In fact some observers suspect that this milestone will occur much sooner. Mark Serreze of the US National Snow and Ice Data Center in Boulder, Colorado, suggests that summer ice will be gone in the next couple of years. If he's right, Tara's journey may turn out to have been our last chance for an intimate look at a permanently frozen Arctic.

From issue 2659 of New Scientist magazine, 04 June 2008, page 42-45

Ship shape

Sailing a schooner into the Arctic might seem like madness, but French explorer Jean-Louis Etienne commissioned Tara with this very mission in mind. Her designer, Michel Franco, borrowed many of the tricks that Norwegian explorer Fridtjof Nansen incorporated a century earlier into his vessel, Fram.

While Fram's oak hull was up to 70 centimetres thick, Tara relies for its strength on an aluminium alloy which in many places is just 2.5 centimetres thick. Unlike steel, which becomes brittle at low temperatures, this alloy can flex without breaking, even while surrounded by ice.

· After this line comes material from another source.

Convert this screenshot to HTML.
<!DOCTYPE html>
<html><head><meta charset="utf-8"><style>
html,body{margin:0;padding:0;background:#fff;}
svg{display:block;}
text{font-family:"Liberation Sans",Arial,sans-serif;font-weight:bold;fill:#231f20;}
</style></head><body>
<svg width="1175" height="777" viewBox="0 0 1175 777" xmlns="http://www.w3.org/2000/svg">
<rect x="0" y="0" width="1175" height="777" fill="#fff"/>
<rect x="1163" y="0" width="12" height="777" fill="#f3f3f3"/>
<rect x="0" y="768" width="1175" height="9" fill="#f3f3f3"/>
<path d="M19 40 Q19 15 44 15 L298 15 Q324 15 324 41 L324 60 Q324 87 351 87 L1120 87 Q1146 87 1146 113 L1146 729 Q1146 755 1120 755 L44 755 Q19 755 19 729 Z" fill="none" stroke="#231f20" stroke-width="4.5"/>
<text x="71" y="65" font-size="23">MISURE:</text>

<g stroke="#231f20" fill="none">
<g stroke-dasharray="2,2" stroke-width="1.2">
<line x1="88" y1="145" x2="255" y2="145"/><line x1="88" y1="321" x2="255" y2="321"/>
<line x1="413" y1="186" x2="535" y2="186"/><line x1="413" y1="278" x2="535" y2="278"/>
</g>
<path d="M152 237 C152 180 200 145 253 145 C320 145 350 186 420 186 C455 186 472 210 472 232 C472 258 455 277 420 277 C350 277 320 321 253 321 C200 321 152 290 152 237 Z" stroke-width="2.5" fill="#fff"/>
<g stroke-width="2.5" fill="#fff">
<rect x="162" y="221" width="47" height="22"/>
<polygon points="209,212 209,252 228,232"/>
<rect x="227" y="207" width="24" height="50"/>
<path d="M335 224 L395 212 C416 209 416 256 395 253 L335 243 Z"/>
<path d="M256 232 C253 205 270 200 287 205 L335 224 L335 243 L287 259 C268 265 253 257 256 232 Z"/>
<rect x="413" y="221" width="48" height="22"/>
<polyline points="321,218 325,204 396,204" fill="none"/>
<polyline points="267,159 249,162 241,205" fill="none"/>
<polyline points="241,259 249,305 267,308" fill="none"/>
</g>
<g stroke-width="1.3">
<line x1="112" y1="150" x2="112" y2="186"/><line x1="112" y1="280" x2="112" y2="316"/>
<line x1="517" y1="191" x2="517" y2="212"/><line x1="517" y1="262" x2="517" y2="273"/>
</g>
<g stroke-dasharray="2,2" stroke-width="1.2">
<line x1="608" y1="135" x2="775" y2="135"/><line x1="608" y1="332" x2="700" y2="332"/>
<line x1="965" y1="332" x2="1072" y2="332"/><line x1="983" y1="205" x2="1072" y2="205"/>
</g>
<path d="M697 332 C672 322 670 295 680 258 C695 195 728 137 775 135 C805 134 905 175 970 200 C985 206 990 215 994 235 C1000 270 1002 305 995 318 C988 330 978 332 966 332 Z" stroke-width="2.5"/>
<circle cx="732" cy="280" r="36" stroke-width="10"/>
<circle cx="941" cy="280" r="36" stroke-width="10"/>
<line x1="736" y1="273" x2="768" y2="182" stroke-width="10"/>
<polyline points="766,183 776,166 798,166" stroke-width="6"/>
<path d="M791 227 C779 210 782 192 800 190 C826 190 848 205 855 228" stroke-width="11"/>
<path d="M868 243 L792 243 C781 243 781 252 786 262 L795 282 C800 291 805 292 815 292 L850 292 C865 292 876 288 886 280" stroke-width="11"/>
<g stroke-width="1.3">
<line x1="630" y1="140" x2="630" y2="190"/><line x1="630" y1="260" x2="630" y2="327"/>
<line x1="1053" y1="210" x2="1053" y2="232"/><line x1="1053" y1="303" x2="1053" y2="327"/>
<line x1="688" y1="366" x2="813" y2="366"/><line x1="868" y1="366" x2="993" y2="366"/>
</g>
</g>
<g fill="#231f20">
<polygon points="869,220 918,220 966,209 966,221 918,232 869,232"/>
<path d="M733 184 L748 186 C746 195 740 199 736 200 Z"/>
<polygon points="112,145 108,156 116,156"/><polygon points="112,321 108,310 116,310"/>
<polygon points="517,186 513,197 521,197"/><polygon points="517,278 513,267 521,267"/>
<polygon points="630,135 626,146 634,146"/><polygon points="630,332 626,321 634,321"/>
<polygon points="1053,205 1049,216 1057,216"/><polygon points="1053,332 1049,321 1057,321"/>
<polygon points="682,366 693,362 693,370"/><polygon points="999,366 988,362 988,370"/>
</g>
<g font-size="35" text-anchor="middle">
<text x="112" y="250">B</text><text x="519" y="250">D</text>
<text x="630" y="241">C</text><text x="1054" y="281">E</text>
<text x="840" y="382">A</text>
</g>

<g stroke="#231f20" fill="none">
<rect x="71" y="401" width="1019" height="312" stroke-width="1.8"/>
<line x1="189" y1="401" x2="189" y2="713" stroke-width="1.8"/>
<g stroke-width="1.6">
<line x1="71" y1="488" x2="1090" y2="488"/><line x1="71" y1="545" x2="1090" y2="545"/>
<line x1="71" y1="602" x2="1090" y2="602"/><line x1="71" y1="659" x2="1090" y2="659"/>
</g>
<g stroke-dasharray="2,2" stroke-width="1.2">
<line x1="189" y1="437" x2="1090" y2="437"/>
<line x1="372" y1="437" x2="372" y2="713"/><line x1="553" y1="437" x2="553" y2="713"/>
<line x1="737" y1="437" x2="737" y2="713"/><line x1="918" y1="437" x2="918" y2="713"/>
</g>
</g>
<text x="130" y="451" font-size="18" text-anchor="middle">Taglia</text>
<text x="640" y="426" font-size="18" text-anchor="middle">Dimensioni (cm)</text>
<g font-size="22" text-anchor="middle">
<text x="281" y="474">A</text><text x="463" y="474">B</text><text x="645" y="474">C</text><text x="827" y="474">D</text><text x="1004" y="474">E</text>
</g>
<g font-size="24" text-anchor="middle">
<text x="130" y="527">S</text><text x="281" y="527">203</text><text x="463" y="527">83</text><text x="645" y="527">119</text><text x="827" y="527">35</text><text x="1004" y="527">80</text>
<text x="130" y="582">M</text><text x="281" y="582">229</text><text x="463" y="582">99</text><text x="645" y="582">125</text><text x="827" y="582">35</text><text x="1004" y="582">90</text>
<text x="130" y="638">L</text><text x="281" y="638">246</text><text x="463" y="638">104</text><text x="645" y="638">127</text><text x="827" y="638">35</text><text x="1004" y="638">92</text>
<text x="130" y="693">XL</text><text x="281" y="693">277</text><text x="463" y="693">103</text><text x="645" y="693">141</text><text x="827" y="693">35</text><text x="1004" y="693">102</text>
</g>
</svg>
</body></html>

And while Fram relied on reindeer fur, felt and linoleum for insulation, Tara's hull is lined with a thick layer of foam and plywood, which insulates the cabin and living quarters (see image, in red).

Nansen's greatest contribution to Tara's design was the shape of the hull - which is critical to surviving an Arctic winter. Following Nansen's lead, Franco designed Tara's hull to be broad, smooth and round so that, rather than being crushed like an egg, the boat would pop up like an olive stone squeezed between finger and thumb, and sit on top of the pack ice. It also featured a lifting centreboard instead of a fixed keel, and removable propellers and rudders. These precautions worked: Tara suffered just a small dent at the stern, and another stretching a metre or so along the hull.Tara's next mission is yet to be decided, but her owners hope she will return to the Arctic within five years.